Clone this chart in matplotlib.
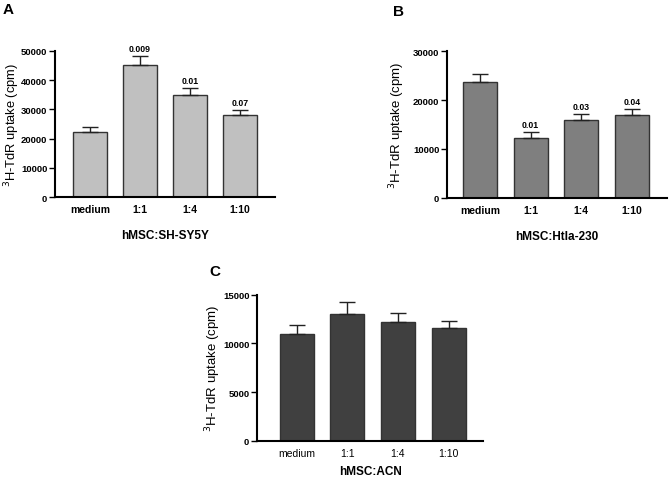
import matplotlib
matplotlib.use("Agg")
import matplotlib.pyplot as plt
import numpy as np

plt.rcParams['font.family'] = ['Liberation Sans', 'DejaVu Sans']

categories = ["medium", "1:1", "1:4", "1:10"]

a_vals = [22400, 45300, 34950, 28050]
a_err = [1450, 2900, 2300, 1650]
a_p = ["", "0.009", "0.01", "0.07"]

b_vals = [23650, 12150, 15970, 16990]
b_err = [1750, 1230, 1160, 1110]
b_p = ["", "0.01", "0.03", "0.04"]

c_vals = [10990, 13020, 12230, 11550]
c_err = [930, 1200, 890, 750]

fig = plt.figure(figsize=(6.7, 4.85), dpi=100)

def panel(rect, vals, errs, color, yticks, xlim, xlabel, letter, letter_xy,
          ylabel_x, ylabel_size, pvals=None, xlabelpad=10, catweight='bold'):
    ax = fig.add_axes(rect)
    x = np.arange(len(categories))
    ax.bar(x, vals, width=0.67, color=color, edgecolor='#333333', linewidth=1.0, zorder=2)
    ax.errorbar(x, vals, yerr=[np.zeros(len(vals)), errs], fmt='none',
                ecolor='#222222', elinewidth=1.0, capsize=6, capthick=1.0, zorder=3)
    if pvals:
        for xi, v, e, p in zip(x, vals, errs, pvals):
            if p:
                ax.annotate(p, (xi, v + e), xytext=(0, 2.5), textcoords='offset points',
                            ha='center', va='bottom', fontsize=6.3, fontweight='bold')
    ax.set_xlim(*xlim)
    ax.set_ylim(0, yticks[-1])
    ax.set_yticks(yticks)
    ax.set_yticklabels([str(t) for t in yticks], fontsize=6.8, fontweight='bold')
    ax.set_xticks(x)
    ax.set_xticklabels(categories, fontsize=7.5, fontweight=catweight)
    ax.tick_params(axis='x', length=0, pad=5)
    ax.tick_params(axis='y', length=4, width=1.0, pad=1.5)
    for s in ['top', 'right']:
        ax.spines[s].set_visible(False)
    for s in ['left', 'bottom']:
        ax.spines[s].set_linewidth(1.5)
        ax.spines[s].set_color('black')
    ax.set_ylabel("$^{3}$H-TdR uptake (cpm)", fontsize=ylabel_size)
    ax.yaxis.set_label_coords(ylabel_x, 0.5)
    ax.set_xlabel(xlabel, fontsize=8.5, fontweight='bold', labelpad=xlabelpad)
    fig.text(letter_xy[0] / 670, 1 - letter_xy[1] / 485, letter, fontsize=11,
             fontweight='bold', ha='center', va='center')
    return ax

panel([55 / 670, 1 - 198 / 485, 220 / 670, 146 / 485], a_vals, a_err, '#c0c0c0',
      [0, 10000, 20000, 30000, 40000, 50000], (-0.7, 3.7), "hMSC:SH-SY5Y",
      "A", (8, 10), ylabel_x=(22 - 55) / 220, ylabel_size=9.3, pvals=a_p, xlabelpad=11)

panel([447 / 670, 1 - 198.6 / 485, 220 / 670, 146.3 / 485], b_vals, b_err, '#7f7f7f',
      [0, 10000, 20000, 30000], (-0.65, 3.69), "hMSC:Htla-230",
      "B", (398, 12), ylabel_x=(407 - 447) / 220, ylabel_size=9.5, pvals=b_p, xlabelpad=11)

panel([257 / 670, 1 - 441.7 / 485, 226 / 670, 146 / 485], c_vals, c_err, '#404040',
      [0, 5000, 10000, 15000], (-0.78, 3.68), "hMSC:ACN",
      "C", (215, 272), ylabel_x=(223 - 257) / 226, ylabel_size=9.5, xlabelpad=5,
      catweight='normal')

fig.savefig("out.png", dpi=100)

..............................

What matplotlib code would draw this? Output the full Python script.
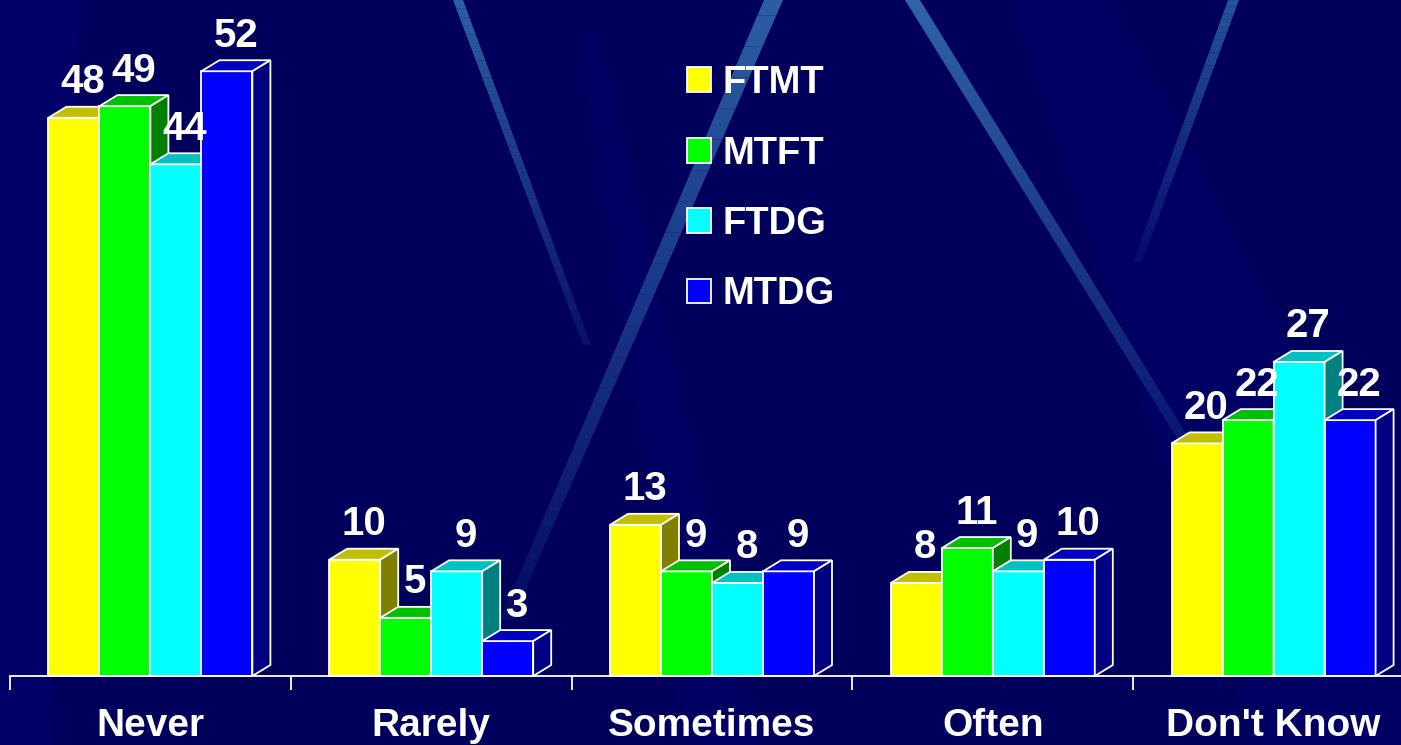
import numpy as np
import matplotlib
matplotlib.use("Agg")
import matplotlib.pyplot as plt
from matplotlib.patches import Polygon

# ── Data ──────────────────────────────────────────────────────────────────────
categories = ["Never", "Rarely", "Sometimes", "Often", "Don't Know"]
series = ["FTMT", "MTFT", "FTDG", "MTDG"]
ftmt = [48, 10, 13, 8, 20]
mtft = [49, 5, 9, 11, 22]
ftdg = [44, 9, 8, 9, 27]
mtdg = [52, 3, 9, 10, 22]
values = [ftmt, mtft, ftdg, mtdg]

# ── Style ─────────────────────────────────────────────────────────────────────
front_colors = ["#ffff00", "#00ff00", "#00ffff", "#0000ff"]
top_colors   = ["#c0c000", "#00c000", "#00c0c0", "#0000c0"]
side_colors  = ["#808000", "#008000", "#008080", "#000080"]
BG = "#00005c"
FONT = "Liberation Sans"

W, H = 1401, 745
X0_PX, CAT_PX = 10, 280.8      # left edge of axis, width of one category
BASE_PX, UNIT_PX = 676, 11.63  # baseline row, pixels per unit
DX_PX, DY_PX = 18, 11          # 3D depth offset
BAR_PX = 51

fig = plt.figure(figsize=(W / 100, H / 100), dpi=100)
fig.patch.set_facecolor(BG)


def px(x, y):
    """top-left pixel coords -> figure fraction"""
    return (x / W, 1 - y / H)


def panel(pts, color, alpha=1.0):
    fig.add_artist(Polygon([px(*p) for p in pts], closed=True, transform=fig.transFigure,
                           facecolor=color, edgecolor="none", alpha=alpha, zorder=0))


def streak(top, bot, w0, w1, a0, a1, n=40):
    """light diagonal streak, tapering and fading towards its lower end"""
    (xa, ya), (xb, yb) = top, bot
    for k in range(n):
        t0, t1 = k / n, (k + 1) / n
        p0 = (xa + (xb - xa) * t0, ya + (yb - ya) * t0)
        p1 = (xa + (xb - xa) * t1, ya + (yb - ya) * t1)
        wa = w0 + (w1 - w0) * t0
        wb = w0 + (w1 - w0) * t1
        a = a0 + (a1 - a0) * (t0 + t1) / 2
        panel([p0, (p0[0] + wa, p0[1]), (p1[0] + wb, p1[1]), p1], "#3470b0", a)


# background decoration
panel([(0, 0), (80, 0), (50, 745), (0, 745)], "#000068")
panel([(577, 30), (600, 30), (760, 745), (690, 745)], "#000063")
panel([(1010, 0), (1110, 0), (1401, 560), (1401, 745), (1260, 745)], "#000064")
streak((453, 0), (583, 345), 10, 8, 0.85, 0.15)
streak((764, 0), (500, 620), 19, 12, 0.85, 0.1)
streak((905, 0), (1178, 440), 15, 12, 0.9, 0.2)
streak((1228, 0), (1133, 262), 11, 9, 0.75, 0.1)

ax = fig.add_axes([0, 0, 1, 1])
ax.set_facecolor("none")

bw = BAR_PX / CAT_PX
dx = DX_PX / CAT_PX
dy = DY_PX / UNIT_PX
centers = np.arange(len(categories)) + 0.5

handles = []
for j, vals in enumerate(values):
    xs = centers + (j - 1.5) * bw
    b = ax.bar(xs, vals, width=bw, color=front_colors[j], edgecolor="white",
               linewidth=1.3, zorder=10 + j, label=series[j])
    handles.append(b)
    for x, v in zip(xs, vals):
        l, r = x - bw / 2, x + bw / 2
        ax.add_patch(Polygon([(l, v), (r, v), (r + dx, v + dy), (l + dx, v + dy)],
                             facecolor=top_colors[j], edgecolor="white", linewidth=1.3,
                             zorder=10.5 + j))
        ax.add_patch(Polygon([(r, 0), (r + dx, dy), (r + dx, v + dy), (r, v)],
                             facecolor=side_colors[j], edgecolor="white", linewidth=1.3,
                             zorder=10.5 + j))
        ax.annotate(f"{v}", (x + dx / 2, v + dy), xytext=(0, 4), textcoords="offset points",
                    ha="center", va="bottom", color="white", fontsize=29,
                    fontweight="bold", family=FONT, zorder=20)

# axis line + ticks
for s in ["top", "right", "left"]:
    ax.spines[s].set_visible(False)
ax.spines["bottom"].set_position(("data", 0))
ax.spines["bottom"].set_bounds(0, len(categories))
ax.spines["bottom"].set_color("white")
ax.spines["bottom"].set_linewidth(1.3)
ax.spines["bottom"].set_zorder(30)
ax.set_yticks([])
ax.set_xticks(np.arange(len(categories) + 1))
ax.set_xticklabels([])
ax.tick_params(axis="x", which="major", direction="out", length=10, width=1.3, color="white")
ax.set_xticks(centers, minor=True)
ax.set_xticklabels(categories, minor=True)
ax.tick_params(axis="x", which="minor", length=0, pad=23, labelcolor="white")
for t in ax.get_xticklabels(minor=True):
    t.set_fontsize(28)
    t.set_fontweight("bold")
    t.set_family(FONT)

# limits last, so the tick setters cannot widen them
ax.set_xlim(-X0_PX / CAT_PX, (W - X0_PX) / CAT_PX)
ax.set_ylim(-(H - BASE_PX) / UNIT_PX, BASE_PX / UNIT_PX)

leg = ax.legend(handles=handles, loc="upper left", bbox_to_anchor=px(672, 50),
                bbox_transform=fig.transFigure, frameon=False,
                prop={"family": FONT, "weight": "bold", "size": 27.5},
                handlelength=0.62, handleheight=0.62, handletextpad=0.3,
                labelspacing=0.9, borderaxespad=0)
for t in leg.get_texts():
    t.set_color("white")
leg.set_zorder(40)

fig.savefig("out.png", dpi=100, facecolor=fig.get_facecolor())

..............................

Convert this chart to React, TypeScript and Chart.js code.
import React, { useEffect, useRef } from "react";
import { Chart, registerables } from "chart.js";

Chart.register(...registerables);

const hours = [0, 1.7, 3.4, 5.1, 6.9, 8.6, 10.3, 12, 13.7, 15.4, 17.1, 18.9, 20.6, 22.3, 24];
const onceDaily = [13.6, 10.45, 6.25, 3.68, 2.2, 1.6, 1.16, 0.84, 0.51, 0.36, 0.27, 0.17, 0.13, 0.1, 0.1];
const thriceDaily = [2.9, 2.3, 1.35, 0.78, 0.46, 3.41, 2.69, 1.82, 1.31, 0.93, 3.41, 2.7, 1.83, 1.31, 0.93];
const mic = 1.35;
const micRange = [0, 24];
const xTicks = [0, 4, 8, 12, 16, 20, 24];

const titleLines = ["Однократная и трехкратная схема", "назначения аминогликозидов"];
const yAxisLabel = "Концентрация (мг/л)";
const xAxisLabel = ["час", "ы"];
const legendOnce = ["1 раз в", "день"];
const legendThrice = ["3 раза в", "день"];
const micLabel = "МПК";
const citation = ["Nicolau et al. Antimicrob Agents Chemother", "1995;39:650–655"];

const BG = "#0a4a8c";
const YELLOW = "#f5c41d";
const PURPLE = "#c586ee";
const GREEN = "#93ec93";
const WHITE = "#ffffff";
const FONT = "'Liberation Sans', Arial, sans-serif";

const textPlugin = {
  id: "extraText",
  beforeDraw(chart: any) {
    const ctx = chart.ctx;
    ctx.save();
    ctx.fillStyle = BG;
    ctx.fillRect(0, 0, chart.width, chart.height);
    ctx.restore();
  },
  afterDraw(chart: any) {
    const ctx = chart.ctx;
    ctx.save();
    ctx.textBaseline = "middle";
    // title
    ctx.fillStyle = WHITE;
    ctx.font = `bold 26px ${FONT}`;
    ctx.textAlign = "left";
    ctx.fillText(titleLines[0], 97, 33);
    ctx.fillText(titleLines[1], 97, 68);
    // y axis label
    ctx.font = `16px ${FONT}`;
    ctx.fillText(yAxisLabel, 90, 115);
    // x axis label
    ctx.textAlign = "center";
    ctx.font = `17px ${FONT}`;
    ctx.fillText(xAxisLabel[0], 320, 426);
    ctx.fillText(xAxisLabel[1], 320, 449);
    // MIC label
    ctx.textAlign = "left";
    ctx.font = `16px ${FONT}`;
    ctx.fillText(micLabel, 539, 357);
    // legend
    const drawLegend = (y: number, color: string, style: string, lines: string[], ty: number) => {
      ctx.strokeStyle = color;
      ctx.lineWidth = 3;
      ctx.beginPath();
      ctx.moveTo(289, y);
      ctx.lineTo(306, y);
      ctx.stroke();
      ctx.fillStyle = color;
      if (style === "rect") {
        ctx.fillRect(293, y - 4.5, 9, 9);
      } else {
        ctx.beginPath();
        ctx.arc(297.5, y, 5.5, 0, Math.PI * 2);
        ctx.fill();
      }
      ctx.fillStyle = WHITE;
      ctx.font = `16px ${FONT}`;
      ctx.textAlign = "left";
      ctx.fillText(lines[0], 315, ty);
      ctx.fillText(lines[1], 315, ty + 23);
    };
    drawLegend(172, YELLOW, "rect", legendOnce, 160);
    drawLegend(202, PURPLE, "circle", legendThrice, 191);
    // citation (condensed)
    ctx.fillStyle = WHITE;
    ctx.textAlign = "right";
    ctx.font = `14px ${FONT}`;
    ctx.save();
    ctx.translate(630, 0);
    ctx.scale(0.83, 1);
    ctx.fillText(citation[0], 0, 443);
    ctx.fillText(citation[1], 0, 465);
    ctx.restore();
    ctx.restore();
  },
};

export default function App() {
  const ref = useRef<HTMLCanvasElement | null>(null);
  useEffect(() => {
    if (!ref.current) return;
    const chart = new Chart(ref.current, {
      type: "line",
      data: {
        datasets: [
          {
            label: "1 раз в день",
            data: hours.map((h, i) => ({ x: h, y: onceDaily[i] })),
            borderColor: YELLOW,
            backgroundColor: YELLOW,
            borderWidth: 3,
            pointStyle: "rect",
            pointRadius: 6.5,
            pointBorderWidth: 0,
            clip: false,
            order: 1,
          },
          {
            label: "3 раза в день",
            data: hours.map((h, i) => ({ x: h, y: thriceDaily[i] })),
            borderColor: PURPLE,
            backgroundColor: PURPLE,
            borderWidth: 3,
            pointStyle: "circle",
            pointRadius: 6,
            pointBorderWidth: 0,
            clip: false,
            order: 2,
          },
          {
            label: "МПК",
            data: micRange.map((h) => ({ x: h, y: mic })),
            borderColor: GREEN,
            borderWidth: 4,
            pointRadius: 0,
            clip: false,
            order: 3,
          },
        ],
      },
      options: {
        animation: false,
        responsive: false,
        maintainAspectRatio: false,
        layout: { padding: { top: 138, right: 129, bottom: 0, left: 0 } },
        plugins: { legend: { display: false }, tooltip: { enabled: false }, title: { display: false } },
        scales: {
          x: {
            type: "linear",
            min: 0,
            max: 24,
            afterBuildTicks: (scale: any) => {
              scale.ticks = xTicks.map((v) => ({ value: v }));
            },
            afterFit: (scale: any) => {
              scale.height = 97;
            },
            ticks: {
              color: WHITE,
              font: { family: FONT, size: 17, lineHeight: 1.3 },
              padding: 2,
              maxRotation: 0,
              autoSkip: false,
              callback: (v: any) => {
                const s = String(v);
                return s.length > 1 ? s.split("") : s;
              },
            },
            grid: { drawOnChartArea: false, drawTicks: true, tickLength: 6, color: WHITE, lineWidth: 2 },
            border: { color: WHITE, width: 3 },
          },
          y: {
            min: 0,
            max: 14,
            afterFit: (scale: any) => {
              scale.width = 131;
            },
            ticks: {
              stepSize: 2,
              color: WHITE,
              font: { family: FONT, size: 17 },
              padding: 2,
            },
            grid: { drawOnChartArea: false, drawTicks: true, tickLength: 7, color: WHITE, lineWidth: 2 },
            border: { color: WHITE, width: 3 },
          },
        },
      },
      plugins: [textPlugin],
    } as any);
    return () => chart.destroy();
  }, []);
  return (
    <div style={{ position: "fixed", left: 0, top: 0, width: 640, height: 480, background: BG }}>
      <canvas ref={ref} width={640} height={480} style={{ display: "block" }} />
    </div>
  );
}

..............................

Task to carry out: Reproduce exactly the run of lines beginning with the one that contains "What matplotlib code" and ending with the one that contains "values = [ftmt, mtft, ftdg, mtdg]". Do not include pictures.

Finished exercise:
What matplotlib code would draw this? Output the full Python script.
import numpy as np
import matplotlib
matplotlib.use("Agg")
import matplotlib.pyplot as plt
from matplotlib.patches import Polygon

# ── Data ──────────────────────────────────────────────────────────────────────
categories = ["Never", "Rarely", "Sometimes", "Often", "Don't Know"]
series = ["FTMT", "MTFT", "FTDG", "MTDG"]
ftmt = [48, 10, 13, 8, 20]
mtft = [49, 5, 9, 11, 22]
ftdg = [44, 9, 8, 9, 27]
mtdg = [52, 3, 9, 10, 22]
values = [ftmt, mtft, ftdg, mtdg]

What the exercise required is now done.